| Stored data |
## START
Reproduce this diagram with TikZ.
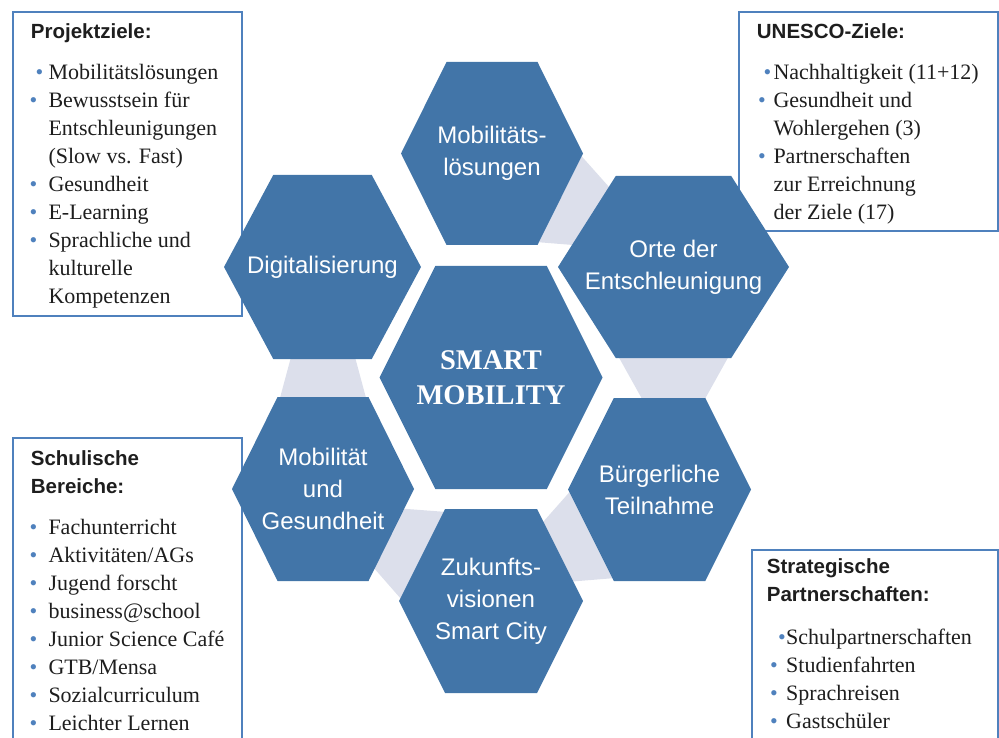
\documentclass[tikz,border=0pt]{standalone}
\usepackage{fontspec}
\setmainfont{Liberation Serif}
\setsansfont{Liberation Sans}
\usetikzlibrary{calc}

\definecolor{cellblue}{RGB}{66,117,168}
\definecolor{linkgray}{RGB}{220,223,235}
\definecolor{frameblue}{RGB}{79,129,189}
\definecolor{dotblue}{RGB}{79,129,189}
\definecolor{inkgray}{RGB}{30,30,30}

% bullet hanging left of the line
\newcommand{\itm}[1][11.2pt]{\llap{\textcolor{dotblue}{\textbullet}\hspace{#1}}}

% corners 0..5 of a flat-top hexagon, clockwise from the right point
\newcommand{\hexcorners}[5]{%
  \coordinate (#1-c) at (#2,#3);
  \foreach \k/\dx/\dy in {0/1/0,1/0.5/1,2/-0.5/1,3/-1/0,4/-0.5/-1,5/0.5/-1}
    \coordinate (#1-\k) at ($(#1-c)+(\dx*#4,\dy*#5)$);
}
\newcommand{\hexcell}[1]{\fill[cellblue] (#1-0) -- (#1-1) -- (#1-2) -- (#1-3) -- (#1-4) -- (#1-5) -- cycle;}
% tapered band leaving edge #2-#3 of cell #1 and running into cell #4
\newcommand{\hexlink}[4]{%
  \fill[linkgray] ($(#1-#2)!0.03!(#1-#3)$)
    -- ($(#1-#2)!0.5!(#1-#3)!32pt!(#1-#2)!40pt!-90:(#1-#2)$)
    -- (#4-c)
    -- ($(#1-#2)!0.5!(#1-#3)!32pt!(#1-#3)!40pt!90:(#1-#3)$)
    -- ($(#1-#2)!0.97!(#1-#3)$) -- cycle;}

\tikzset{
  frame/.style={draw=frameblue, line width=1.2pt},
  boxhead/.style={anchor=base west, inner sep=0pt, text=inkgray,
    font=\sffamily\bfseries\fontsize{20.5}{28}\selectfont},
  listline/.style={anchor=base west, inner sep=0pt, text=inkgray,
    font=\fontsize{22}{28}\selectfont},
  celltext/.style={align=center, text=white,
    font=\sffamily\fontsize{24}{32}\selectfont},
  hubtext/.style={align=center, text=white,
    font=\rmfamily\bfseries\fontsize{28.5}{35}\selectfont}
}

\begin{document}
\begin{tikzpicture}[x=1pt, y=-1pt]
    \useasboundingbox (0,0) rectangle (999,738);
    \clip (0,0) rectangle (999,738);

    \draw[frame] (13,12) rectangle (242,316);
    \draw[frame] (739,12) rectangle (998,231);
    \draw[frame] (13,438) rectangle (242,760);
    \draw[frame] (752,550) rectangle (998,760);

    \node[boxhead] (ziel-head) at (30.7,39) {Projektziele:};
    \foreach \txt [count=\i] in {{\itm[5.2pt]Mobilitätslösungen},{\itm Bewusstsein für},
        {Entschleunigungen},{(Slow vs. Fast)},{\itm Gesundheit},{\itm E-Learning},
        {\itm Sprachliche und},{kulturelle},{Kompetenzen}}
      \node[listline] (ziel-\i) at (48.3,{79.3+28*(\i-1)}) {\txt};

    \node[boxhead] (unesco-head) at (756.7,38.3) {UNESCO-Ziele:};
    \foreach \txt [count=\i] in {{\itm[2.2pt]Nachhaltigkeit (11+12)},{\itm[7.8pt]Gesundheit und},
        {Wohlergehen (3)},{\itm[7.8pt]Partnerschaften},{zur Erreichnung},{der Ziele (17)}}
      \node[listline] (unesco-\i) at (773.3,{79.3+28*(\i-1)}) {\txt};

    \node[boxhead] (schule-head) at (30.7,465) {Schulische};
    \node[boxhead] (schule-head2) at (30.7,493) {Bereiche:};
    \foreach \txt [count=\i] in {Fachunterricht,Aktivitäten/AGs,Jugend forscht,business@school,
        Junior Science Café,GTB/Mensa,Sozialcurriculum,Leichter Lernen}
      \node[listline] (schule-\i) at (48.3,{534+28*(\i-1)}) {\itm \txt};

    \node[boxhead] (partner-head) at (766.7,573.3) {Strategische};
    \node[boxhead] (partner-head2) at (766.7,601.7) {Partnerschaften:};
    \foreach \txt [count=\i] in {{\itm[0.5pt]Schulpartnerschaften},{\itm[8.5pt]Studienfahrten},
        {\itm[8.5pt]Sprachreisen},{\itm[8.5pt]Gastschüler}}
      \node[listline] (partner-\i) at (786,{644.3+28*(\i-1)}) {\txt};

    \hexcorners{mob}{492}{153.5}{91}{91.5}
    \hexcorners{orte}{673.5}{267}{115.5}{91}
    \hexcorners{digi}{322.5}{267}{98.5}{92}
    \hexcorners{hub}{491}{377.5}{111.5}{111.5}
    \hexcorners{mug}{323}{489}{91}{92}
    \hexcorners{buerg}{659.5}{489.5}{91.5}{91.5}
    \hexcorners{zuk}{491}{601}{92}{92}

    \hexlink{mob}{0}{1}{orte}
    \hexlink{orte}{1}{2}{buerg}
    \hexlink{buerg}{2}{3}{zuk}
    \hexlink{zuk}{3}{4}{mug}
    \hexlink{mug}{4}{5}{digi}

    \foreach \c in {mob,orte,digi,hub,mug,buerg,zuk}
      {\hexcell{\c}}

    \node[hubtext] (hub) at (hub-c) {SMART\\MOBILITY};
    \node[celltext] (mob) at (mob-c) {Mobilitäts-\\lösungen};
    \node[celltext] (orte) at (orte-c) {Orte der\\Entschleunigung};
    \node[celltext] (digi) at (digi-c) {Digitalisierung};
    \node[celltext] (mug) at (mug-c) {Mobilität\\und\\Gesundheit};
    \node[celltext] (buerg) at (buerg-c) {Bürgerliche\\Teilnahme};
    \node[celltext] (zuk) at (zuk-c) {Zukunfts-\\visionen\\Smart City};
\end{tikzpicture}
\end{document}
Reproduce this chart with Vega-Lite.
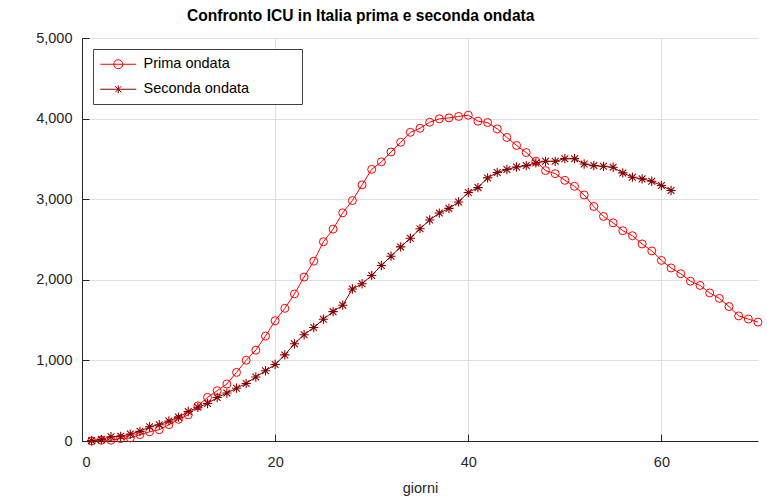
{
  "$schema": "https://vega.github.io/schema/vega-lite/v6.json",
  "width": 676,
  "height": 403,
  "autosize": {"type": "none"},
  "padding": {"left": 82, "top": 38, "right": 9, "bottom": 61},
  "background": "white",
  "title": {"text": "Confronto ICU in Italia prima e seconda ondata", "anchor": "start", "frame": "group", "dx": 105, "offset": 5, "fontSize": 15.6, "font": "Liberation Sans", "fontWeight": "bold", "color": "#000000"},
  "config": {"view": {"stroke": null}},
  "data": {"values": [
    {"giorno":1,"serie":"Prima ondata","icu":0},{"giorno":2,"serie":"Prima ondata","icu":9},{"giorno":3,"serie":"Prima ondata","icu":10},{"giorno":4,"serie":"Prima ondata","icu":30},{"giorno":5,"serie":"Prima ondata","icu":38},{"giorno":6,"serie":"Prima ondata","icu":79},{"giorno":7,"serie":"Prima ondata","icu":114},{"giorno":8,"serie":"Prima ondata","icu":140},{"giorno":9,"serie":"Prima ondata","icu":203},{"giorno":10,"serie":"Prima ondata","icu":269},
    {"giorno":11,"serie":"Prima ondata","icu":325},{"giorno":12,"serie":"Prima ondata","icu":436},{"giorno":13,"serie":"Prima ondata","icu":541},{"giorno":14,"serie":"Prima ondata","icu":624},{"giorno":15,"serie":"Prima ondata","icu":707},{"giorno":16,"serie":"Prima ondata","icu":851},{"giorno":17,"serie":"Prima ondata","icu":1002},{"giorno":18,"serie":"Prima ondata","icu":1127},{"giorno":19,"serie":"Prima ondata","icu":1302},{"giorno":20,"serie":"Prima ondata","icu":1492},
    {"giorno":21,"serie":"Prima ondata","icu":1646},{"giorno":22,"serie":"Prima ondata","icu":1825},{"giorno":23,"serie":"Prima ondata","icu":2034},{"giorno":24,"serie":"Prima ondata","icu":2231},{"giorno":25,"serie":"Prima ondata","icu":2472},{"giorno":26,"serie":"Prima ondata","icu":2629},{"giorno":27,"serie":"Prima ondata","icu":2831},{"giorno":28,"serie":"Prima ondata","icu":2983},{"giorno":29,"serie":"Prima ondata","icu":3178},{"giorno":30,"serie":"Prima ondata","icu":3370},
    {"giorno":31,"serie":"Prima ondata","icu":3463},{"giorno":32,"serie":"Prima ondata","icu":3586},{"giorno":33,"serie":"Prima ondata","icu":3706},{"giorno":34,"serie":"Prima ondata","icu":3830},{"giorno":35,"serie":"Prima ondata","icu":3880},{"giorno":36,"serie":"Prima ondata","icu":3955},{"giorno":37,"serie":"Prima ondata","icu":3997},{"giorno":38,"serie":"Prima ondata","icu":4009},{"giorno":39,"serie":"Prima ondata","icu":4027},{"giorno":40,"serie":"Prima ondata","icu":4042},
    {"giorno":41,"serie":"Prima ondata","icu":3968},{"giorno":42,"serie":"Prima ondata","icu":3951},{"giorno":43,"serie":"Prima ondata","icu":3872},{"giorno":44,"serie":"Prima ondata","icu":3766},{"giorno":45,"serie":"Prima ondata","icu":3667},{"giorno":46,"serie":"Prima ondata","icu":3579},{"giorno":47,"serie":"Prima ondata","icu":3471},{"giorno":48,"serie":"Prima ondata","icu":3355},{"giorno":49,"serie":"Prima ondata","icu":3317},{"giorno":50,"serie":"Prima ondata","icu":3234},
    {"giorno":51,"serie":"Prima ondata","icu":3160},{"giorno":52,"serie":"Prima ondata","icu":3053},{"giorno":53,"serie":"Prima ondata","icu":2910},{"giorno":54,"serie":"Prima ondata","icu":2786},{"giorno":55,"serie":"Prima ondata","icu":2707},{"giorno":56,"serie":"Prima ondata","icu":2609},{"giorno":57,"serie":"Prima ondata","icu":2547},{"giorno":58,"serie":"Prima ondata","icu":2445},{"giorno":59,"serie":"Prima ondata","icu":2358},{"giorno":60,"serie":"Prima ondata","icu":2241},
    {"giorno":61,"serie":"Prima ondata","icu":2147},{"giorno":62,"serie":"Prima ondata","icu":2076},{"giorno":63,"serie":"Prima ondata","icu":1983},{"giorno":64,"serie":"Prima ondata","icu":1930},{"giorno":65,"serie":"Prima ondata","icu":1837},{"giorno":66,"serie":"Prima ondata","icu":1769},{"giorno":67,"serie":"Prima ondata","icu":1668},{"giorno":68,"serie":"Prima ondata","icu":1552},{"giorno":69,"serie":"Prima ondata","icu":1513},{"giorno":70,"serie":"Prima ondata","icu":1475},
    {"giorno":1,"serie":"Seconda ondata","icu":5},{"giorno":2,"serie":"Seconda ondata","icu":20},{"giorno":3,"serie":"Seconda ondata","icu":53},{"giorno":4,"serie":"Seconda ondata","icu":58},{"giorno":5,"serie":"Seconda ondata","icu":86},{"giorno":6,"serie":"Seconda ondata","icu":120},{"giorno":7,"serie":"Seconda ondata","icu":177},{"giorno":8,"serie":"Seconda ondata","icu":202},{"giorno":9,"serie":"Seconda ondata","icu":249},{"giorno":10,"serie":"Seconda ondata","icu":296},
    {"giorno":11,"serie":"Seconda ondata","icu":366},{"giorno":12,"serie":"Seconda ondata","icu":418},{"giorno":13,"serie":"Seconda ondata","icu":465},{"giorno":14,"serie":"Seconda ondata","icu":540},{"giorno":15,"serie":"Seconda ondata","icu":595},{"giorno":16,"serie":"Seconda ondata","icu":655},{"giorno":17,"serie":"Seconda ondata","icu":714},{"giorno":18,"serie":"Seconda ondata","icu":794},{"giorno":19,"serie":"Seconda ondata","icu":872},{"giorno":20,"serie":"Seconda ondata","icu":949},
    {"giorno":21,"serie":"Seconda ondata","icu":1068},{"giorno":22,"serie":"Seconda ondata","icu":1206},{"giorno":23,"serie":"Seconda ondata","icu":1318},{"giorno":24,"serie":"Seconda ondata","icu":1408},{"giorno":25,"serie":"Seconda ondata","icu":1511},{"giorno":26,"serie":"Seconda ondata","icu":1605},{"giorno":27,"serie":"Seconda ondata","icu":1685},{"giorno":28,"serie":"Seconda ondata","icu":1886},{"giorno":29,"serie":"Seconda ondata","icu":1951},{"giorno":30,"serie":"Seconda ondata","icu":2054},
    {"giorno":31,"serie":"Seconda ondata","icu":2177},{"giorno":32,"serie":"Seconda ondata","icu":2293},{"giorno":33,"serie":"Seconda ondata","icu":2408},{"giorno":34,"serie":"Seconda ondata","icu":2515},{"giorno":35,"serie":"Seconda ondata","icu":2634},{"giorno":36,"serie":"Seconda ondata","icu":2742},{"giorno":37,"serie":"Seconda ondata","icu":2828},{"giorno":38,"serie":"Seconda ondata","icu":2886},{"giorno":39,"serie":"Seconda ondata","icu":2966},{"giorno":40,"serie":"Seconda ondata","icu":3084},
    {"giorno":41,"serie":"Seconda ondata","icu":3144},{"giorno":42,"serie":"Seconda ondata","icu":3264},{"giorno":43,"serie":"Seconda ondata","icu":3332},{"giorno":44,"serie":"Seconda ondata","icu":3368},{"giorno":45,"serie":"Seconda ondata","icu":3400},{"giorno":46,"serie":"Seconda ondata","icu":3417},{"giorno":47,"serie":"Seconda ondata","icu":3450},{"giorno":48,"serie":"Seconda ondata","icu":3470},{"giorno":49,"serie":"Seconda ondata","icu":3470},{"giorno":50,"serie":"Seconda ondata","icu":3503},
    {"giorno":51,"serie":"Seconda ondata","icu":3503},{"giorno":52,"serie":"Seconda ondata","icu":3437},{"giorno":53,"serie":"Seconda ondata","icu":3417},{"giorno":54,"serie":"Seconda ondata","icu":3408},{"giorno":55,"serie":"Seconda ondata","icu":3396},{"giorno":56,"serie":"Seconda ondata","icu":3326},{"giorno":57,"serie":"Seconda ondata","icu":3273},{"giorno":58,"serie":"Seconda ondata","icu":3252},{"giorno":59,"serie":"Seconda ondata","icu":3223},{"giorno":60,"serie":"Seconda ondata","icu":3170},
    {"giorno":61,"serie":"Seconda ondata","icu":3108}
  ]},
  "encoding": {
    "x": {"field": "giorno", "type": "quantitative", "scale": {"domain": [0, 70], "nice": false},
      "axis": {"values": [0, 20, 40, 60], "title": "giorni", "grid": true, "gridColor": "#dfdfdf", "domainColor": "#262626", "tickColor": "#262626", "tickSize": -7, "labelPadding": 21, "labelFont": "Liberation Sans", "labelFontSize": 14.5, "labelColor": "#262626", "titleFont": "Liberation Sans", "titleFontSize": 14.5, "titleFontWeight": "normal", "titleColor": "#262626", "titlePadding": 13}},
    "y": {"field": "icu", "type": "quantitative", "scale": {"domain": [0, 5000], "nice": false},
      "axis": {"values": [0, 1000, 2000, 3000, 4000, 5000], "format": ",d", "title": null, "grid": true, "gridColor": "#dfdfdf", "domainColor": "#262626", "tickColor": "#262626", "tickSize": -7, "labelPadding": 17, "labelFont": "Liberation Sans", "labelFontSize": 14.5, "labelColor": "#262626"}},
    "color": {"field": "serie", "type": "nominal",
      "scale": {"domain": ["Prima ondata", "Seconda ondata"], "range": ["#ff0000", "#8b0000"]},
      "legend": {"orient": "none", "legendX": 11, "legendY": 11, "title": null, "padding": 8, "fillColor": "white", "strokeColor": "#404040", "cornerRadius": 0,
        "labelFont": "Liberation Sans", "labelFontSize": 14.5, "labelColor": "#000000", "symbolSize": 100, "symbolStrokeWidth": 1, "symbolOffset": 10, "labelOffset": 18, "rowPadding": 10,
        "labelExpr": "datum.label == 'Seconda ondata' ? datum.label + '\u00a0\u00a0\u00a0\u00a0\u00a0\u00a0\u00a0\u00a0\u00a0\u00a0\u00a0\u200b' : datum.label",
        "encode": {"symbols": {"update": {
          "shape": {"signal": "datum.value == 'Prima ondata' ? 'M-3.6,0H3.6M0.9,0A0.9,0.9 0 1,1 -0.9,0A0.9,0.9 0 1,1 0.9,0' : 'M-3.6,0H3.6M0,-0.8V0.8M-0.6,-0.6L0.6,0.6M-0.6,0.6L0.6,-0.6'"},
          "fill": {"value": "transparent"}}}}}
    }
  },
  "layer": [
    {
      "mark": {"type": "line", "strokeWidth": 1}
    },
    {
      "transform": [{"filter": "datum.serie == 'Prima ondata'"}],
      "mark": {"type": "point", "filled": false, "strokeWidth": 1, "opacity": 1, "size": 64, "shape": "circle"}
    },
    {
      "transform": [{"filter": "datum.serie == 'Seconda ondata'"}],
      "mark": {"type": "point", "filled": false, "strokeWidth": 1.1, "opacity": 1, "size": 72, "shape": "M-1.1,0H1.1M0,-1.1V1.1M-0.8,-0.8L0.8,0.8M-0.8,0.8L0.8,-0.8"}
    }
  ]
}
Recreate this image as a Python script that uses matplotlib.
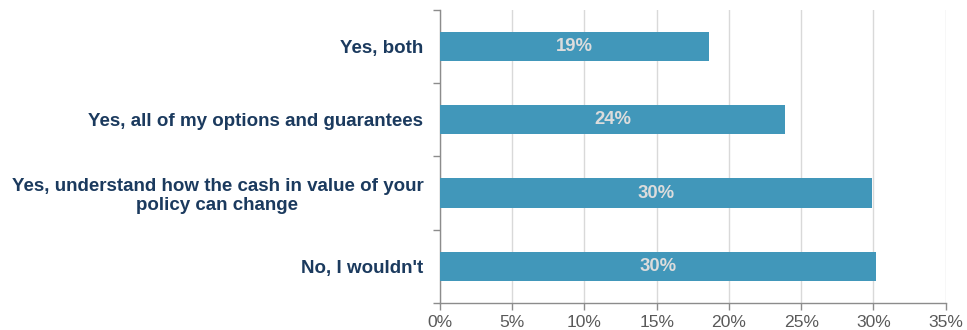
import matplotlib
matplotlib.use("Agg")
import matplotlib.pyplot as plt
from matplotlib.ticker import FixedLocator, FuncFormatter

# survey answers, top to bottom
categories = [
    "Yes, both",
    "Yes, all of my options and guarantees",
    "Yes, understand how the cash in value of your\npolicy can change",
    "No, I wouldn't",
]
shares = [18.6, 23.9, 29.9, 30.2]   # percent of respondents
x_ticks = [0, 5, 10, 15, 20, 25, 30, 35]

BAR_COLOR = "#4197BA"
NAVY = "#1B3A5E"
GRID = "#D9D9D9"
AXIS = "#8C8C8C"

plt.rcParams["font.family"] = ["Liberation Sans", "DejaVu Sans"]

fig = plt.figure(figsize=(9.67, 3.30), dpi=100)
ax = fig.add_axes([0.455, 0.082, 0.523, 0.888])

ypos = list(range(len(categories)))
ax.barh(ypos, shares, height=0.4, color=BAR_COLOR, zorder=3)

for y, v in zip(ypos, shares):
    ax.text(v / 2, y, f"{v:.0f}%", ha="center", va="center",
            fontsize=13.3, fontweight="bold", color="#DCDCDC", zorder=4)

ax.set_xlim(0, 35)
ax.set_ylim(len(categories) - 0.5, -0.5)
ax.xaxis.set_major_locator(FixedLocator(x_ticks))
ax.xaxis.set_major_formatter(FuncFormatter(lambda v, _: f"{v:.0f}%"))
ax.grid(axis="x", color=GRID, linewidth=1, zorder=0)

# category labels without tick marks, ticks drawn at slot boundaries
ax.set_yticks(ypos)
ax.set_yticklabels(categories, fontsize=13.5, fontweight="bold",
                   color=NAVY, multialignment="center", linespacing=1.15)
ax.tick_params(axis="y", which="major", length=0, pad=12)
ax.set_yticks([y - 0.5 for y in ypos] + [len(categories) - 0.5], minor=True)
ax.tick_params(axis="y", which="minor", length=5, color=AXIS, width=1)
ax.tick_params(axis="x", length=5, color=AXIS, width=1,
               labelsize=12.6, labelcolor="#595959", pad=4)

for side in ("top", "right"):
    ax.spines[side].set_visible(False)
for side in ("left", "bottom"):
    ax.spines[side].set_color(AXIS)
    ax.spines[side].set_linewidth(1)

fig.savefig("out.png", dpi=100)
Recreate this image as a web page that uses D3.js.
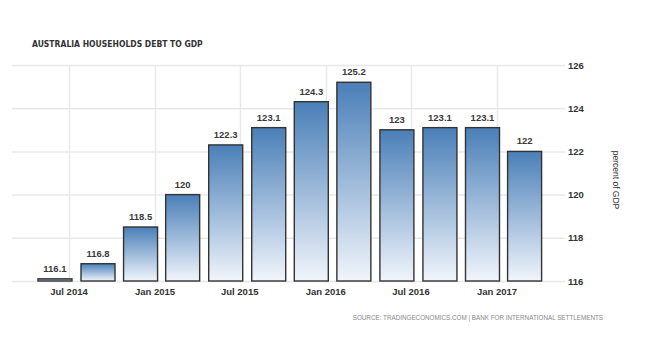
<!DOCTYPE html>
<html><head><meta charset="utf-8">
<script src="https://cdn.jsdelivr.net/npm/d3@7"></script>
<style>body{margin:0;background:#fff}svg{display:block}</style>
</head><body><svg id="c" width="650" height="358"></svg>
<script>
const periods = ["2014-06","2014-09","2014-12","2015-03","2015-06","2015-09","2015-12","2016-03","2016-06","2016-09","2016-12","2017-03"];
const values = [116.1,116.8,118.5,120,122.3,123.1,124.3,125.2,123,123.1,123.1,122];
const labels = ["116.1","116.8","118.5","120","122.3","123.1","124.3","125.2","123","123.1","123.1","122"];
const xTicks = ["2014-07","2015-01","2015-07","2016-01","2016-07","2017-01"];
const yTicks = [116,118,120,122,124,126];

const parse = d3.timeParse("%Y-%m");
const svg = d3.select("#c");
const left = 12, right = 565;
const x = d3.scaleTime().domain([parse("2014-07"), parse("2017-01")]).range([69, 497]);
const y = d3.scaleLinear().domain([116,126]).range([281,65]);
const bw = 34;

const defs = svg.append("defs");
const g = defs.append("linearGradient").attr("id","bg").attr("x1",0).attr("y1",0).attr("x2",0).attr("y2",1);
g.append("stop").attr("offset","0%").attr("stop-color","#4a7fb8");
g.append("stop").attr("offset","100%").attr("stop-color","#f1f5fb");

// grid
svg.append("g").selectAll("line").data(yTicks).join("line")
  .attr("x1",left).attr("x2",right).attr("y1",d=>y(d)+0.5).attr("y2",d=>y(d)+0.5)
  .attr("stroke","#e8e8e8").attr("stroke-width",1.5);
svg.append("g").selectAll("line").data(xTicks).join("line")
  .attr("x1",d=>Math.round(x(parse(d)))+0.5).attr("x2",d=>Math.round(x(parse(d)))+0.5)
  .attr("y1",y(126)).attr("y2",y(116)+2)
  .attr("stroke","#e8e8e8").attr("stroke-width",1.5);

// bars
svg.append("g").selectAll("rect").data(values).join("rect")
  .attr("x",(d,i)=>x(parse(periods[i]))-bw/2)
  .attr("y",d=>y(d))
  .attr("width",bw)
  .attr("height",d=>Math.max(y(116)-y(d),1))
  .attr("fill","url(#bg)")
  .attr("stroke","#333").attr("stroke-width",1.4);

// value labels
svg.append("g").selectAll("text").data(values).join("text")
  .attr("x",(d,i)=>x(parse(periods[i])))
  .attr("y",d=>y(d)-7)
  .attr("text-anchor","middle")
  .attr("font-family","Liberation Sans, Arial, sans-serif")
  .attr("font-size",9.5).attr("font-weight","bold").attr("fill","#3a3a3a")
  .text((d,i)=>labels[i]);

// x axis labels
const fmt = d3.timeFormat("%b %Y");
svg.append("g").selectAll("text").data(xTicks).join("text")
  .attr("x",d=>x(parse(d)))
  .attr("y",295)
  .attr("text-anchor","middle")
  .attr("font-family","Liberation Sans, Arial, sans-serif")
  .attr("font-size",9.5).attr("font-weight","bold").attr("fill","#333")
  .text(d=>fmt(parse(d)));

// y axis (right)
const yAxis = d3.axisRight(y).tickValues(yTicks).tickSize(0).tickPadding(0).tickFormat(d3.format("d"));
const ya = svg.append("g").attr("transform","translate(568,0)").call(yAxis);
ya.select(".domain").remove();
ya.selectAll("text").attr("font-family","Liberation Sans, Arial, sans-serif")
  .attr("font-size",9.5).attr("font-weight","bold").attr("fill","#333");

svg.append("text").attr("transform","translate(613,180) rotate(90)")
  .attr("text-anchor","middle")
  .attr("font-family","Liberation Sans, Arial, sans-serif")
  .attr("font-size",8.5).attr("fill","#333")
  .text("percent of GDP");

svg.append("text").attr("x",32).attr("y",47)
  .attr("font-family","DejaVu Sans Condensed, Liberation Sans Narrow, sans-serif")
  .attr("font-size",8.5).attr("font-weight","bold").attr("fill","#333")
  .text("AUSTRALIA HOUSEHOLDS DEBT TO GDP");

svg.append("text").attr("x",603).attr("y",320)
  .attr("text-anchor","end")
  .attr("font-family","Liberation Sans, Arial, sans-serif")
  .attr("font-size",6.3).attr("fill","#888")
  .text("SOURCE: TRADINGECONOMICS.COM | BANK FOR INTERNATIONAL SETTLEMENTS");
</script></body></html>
## END
| Instructions to follow |
Keep to the lines between the line with "Recreate this image as a Python" and the line with "x_ticks = [0, 5, 10, 15, 20, 25, 30, 35]", inclusive, and transcribe them without pictures.

| Answer to the exercise |
Recreate this image as a Python script that uses matplotlib.
import matplotlib
matplotlib.use("Agg")
import matplotlib.pyplot as plt
from matplotlib.ticker import FixedLocator, FuncFormatter

# survey answers, top to bottom
categories = [
    "Yes, both",
    "Yes, all of my options and guarantees",
    "Yes, understand how the cash in value of your\npolicy can change",
    "No, I wouldn't",
]
shares = [18.6, 23.9, 29.9, 30.2]   # percent of respondents
x_ticks = [0, 5, 10, 15, 20, 25, 30, 35]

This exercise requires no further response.